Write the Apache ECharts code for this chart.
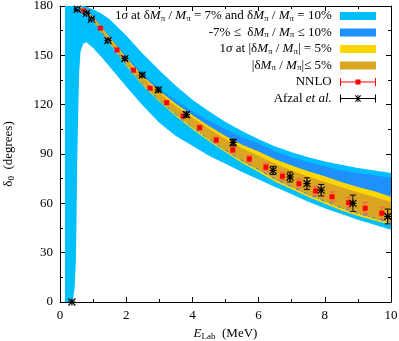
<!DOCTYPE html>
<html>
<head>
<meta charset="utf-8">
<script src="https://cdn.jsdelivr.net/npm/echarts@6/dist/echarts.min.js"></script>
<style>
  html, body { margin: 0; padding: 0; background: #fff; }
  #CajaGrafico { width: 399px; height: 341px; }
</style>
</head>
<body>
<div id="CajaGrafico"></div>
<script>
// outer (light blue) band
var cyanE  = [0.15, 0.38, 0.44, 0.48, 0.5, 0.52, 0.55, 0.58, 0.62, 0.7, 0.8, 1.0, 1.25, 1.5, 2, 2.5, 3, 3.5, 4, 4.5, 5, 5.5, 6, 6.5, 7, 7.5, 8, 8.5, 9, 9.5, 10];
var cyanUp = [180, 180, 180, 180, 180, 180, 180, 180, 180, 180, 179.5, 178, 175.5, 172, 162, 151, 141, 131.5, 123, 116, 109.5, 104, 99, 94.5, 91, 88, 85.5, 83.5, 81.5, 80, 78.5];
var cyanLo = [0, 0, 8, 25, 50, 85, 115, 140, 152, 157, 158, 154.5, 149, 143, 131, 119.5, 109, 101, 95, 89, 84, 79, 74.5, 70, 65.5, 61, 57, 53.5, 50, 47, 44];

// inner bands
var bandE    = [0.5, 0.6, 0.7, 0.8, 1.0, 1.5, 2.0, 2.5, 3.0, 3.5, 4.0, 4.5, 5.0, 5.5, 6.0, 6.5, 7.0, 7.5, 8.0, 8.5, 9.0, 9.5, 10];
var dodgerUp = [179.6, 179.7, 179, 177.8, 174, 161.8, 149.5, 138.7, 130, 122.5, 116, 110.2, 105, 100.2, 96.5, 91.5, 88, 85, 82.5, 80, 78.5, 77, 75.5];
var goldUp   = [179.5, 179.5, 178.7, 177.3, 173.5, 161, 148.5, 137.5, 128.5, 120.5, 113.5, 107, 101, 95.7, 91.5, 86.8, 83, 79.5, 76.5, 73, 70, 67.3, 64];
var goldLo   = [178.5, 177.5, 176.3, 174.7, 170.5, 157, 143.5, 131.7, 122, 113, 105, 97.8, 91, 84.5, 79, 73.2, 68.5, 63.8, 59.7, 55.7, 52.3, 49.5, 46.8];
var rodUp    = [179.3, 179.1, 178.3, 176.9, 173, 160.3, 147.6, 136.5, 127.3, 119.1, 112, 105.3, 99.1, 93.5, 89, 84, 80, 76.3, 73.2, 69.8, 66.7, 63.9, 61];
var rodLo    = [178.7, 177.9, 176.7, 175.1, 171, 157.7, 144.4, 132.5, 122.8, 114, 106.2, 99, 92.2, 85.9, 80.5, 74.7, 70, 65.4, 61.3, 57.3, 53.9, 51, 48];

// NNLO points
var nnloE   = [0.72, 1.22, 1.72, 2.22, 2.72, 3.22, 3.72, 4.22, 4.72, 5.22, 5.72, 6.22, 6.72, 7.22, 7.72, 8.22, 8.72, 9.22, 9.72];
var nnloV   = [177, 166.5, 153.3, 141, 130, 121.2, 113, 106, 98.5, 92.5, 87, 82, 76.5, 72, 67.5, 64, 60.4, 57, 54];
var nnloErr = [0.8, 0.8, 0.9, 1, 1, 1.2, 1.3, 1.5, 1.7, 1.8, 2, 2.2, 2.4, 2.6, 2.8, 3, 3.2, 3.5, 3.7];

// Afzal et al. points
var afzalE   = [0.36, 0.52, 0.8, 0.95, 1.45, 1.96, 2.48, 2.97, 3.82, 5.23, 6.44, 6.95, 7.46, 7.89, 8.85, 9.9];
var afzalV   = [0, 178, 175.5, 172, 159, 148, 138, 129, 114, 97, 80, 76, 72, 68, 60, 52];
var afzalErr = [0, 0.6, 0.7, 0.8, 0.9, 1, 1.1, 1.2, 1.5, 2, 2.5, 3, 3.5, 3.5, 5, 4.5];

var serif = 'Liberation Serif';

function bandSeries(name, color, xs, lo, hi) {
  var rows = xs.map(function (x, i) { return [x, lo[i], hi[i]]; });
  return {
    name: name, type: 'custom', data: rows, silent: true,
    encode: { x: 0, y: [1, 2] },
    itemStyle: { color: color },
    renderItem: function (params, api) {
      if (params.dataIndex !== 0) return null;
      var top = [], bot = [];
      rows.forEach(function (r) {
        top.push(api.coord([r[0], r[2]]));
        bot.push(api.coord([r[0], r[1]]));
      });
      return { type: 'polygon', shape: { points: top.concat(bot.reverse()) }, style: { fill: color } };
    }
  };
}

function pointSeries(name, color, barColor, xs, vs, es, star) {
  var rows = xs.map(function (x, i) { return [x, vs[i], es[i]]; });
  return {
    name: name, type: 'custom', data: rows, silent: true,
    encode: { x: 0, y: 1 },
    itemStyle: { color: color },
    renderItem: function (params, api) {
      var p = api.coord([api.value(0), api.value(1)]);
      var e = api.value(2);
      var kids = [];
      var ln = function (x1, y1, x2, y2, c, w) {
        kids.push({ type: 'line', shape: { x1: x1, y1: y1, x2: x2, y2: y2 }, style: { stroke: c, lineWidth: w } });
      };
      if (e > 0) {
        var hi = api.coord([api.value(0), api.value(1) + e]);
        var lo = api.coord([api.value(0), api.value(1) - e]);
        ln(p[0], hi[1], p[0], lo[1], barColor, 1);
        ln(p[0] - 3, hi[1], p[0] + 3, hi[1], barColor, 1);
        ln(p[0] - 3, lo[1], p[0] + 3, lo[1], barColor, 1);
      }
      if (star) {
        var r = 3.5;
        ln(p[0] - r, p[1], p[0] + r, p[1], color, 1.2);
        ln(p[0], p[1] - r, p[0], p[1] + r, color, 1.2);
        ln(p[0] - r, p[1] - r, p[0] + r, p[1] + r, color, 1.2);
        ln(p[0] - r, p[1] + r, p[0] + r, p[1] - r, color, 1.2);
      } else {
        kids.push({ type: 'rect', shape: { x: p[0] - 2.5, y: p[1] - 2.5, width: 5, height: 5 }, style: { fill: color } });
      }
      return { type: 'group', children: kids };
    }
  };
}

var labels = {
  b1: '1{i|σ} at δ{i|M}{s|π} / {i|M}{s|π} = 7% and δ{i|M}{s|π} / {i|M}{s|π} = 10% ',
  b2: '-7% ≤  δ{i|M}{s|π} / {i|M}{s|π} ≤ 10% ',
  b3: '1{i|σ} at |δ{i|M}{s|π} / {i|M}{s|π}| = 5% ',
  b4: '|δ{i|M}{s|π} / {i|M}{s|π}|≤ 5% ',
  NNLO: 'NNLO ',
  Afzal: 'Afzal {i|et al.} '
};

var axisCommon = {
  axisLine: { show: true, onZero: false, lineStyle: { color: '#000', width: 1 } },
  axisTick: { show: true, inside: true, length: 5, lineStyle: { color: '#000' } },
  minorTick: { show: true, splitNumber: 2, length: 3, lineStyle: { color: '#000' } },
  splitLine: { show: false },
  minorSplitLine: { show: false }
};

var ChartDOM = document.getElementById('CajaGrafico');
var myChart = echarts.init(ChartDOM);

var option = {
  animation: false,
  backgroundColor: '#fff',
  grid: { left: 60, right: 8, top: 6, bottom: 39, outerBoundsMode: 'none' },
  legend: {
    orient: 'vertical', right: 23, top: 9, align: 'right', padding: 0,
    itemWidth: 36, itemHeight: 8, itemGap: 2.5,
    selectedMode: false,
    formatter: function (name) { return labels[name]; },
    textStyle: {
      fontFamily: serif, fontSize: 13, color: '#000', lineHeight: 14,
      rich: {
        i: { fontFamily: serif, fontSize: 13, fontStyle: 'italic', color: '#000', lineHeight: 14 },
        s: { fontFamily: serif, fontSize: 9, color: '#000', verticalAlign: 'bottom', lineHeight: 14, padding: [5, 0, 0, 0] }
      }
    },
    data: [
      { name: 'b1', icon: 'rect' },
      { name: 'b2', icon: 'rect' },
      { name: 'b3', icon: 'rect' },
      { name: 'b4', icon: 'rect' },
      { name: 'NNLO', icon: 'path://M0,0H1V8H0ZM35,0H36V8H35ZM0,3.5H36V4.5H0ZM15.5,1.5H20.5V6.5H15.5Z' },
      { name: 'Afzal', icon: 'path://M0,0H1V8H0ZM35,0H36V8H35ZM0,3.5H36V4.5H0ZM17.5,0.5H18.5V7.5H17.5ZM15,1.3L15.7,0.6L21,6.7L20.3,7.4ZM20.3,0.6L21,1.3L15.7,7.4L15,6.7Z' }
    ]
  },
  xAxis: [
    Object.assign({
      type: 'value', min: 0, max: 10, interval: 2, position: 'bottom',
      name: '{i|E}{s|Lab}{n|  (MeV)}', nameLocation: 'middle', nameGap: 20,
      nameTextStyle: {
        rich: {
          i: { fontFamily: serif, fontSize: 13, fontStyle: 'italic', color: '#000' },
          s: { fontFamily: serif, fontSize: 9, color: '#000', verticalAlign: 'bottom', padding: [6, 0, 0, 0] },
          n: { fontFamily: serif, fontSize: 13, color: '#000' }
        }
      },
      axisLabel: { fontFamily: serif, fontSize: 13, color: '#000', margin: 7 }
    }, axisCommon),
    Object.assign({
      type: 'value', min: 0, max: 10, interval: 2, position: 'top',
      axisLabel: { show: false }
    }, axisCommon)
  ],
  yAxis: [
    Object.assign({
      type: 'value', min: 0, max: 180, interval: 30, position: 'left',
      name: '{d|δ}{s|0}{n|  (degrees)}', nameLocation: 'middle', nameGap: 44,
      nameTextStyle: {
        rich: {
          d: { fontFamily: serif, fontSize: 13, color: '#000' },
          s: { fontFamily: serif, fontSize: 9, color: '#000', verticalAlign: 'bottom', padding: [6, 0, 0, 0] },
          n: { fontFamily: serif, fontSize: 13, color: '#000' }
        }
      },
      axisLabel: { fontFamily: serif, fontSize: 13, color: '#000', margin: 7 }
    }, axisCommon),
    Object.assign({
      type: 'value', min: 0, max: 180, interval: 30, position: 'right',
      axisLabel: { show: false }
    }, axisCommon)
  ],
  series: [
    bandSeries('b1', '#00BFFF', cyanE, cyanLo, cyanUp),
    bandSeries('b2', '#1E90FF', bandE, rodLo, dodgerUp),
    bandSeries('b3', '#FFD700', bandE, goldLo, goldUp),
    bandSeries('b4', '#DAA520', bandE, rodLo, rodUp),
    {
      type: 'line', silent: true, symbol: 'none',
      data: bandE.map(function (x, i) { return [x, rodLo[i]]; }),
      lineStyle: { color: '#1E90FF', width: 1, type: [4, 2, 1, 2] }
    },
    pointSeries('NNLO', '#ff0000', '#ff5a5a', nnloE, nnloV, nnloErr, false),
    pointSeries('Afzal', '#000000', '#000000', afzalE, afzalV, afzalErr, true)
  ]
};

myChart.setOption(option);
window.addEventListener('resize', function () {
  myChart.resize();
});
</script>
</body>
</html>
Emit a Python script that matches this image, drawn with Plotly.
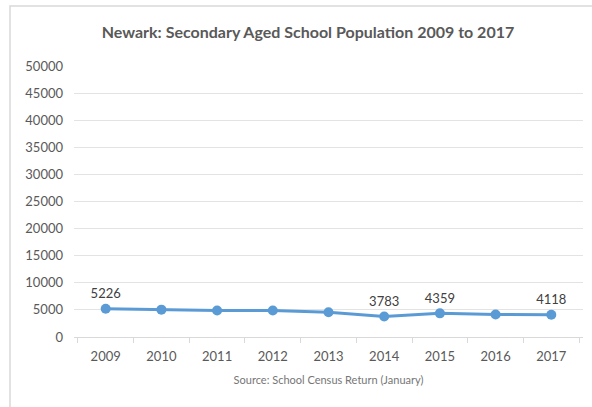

__________

## [Task directions]
Without the pictures, repeat the entries above line by line, from the first through the one that contains "50, 47, 44];", both ends included.

## [Task solution]
Write the Apache ECharts code for this chart.
<!DOCTYPE html>
<html>
<head>
<meta charset="utf-8">
<script src="https://cdn.jsdelivr.net/npm/echarts@6/dist/echarts.min.js"></script>
<style>
  html, body { margin: 0; padding: 0; background: #fff; }
  #CajaGrafico { width: 399px; height: 341px; }
</style>
</head>
<body>
<div id="CajaGrafico"></div>
<script>
// outer (light blue) band
var cyanE  = [0.15, 0.38, 0.44, 0.48, 0.5, 0.52, 0.55, 0.58, 0.62, 0.7, 0.8, 1.0, 1.25, 1.5, 2, 2.5, 3, 3.5, 4, 4.5, 5, 5.5, 6, 6.5, 7, 7.5, 8, 8.5, 9, 9.5, 10];
var cyanUp = [180, 180, 180, 180, 180, 180, 180, 180, 180, 180, 179.5, 178, 175.5, 172, 162, 151, 141, 131.5, 123, 116, 109.5, 104, 99, 94.5, 91, 88, 85.5, 83.5, 81.5, 80, 78.5];
var cyanLo = [0, 0, 8, 25, 50, 85, 115, 140, 152, 157, 158, 154.5, 149, 143, 131, 119.5, 109, 101, 95, 89, 84, 79, 74.5, 70, 65.5, 61, 57, 53.5, 50, 47, 44];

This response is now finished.